Receiving is greater than giving when we are the receivers of someone elses Mitzva. Therefore when the givers are giving as a Mitzva (Charity) the recipients are not receiving from them directly but from the intermediary who is G-d. Their joy is boundless for the goodness of the givers and from their personal gift from G-d. In Judaism this is manifested in Mitzvoth such as Truma, Maaser, Shemittah etc. The receivers are receiving that which is Kadosh. They are not taking a direct gift from the givers. When givers understand how to give and receivers understand how to receive we will have achieved the state of Meayn Olam Haba.

Rabbi Craig Wyckoff
17 years ago

I applaud this weeks article but feel that it should be mentioned that Mr. Gates and Mr.Buffett gave their money away in response to a challenge issued by Mr.Ted Turner . He himself gave away a sizable chunk of his wealth and issued a challenge to other wealthy individuals. Now granted Bill Gates and Warren Buffett have larger pockets to give cash away -but who is more generous -a man with a dollar that gives a beggar on the street that dollar or a man with a hundred dollars that gives the beggar on the street the same dollar.

Jeffrey L. Crocker
17 years ago

Hi Simon,
Very interesting. I enjoyed your article very much and agree that we all need to do a lot more giving. Please remember that neither Warren nor Bill are likely to be applying for jobs at Wall-Mart any time soon. They have not exactly been reduced to paupers and may enjoy important tax benefits. Also, before they could give more than anyone else in history, they took more than anyone else in history. Just a few thoughts to round out your very good observations.
Hope you are having a great Sabbath. May Yahweh bless you.
In Yahshuas name, Jeff Crocker

Y.M.
17 years ago

A contrarian opinion of the Buffett gift: http://www.reason.com/hod/jpf070506.shtml

RESPONSE:

Ridiculous article, if you asked me. I never heard that being a good businessman is a crime. Is Buffett doing anything illegal?

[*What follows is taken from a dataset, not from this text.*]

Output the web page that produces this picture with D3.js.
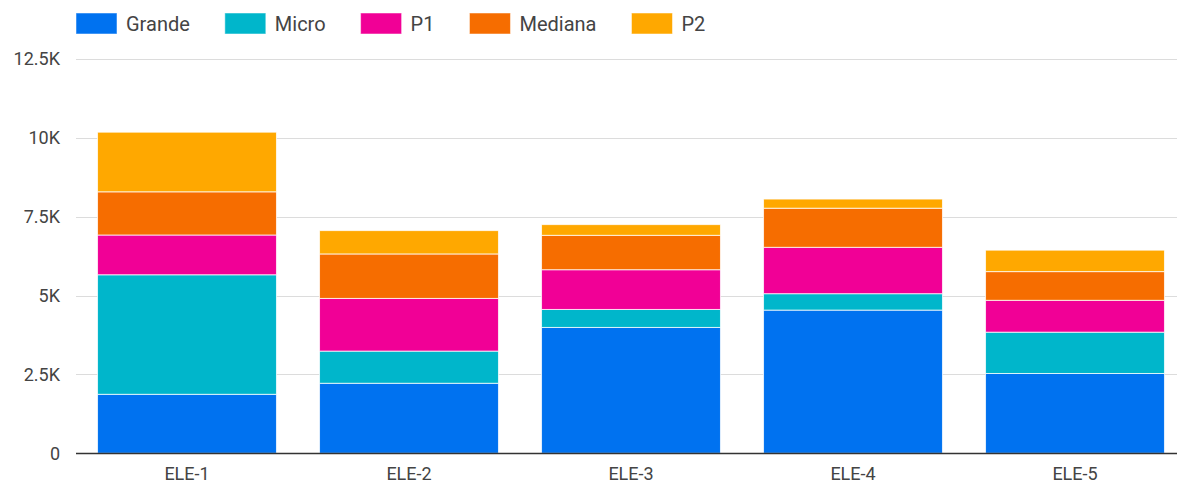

And is this writer saying that the $35b pledged by Buffett is also a ploy and meaningless?!

The writes sounds like a pompous ass that simply feels that HE wants to have SOMETHING to say, and is trying to get attention by playing devils advocate.

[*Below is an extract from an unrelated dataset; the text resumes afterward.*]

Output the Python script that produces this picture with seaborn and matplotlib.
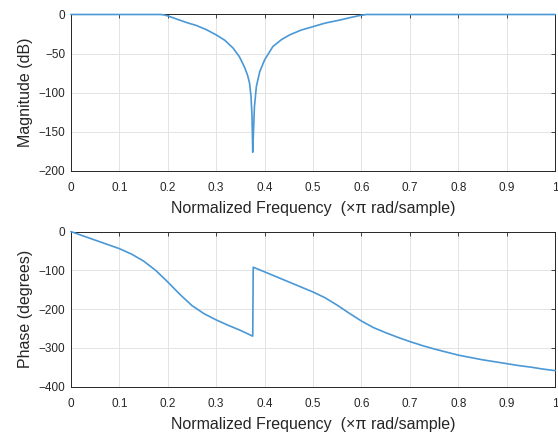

To simple people like us $35 billion dollars is an awful lot of money to be given to charity — doesn;t sound like someone who is looking to rip off the public. no different than andrew carnegie giving away last century hundreds of millions (the value of todays countless billions).

This so called writer would do well reading Carnegies esay The Gospel of Wealth, which is the original advocator for the estate tax. Did Carnegie also benefit from investors by supporting the estate tax.